Thoughts on presence bias
The Death Algorithm, Dark Enlightenment, and Capitalist Realism.
The first two mention presence bias.
Presence bias can be considered equivalent to the γ parameter, a decay on future reward, of reinforcement learning. It is a number in the range \([0, 1]\), where a value of \(0\) indicates that future reward has no value at all and \(1\) means that future reward is exactly as valuable as present reward.
The expected reward of action \(a\) in state \(s\) is γ times the expected maximum available reward in the expected state \(s'\) that results from taking action \(a\) in state \(s\). Formally:
\(E(s, a) = \gamma * max_{x \in \{States\}}(E(s(a), x))\)
Where \(E(s, a)\) is the expected reward of taking action \(a\) in state \(s\) and \(s(a)\) is the state resulting from taking action \(a\) in state \(s\). \(max_{x}(f(x))\) means to range across the domain of \(x\) in the function \(f\) and return the maximum value \(f\) can take. The expected value of a state \(s\) can be defined as the value accruing to a policy that always selects the action whose expected reward is the highest. Formally, this reads:
\(\pi^{\star}(s) = argmax_{a \in \{Actions\}}(E(s, a))\)
Where \(\pi^{\star}(s)\) is the action taken by the optimal policy in state \(s\) and \(argmax_{a}(f(x))\) ranges \(a\) across its domain and returns the \(a\) for which \(f(a)\) is the largest. The optimal policy then takes the action each turn whose expected reward is the highest; since the policy is assumed to range over all possible states and have a perfect ability to predict the outcome of actions in each state, will this policy will necessarily accrue the highest possible reward?
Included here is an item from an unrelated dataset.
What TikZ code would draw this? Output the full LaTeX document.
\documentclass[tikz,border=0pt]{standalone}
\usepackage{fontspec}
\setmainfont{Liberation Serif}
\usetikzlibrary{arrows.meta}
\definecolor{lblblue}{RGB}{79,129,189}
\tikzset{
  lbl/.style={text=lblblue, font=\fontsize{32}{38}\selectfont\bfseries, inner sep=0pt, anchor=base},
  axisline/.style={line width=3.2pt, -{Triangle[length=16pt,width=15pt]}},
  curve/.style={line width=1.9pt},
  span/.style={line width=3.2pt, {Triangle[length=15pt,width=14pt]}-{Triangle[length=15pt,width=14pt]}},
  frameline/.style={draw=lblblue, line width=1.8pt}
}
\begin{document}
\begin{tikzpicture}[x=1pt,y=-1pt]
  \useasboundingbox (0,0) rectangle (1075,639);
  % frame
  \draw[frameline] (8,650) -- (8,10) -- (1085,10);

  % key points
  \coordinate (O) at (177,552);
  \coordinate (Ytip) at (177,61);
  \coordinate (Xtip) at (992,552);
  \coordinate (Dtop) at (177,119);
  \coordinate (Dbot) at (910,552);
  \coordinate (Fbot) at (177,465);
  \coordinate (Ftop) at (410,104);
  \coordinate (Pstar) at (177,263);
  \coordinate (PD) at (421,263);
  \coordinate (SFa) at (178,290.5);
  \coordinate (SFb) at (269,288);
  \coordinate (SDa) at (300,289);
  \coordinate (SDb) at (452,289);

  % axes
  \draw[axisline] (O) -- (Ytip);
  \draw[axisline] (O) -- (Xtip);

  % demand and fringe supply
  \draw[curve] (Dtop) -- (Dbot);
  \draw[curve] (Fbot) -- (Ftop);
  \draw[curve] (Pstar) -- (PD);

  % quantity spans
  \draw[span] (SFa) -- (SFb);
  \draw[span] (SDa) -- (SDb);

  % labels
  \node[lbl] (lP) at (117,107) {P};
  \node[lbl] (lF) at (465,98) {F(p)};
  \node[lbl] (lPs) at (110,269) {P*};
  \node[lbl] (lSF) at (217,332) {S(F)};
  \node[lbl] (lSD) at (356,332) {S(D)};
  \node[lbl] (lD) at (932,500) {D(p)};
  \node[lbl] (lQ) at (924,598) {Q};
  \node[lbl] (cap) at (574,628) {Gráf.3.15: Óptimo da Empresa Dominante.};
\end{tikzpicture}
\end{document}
The answer depends on the value of the parameter γ, which governs the rate at which the importance of reward to the final decision depends on the reward from reaching that state: reward gained from states that take more actions to reach is decreased less than that of nearer states. A higher γ decreases the rate of this deterioration and causes the policy to consider value from more remote states. A lower γ causes the model to only seek reward in nearby states.
It is perfectly reasonable to understand this γ parameter as describing how present-biased the policy is, in the way Land and Simanowski understand it. Their prognosis is that our collective γ is too low and should be raised. I respond that the value of a high γ depends on the accuracy of \(s(a)\). If we cannot accurately predict the outcome of events, it is pointless to forecast too far: the error would become too great.
The first and last mention smartphone zombism.